上代日本語では、頭などの膨らんだもののことを、kubuまたはkobuと言った。
優休牟(ukumu)が牛の頭で有れば、休牟(kumu)は上代日本語の頭(kubuまたはkobu)に対応するのではないか。
それでは優(u)は牛を表したのだろうか。
ここで烏根乃同様に烏を語頭にもつ地名を三国史記地理志高句麗地名から集めてきてみよう。

猪足県:一云烏斯廻
猪闌峴県:一云烏生波衣。一云猪守
猪䢘穴県:一云烏斯押
遼東城州:本烏列忽。
兎山郡:本高句麗烏斯含達県
津臨城県:一云烏阿忽


六例中三例が猪、一例が兎に関連する。
優(u)はもしかしたら、動物に関連する語ではないだろうか。
優休牟(ukumu)は獣の首という程の意味ではなかろうか。

ここでこれまで議論の対象にしてこなかった、優休牟琢の末尾の琢(tak)について考えてみよう。
高句麗人が地名要素の乃(no)を接尾させたとすると、もともとの琢(tak)もまた何らかの地名的な接尾ではないだろうか。
ここで春川には牛頭山という著名な地名があることを思い起こすのである。
琢(tak)は山を表したのではないだろうか。
すなはち優休牟琢(ukumutak)とは獣頭山ではないだろうか。
山は高句麗語では達(tal)となる。
もしもこれがもとの半島中部の濊貊方言で琢(tak)であれば、高句麗語よりも日本語の岳(take)に近い。
優休牟琢とは目にも耳にもなじみにくい地名のようではあるが、実はウ(シ)コブタケのように読めば、極めて日本語的な地名であったことになる。
すなはち半島中部にはもともと高句麗よりもさらに日本語に近い言語を話す人々がいたのではないだろうか。
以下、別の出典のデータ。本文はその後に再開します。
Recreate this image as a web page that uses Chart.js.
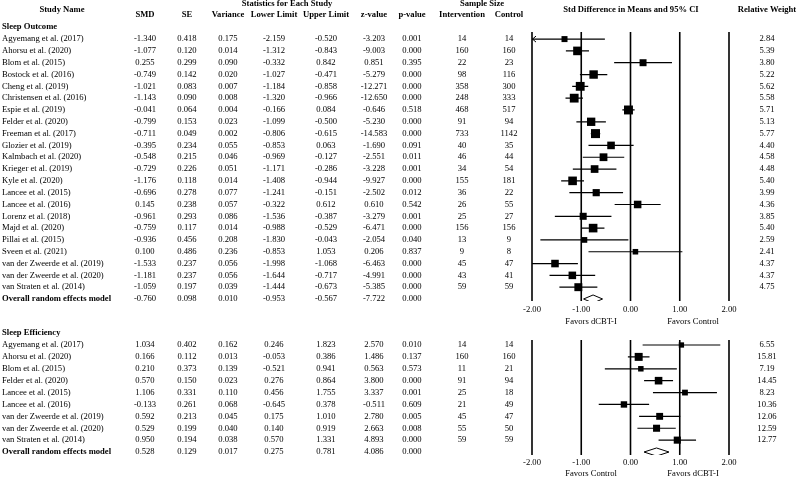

高句麗語が朝鮮語よりも日本語に近いことが分かった時、なぜ二つの言語の分布が南北に分かれたのかの疑問が生まれた。
言語の世界ではこのように近接した言語が二つに分かれた分布を示す時には、もともとは一つの分布であったところに、別言語が貫入してきたと考えることがある。

考古学的には縄文時代に、九州西岸から半島南岸を通り、半島の東岸を北上する文化的なつながりがあることが報告されている。
同じように九州西岸から半島南岸を通り、半島の東岸を北上し、さらに咸鏡道から中国東北へと、南から北へ少しづつ方言差をもちながらつながる言語的連続体が存在したのではないだろうか。
縄文時代にあったそのような言語連続体が、その後韓語の貫入によって分断されたと考えるのである。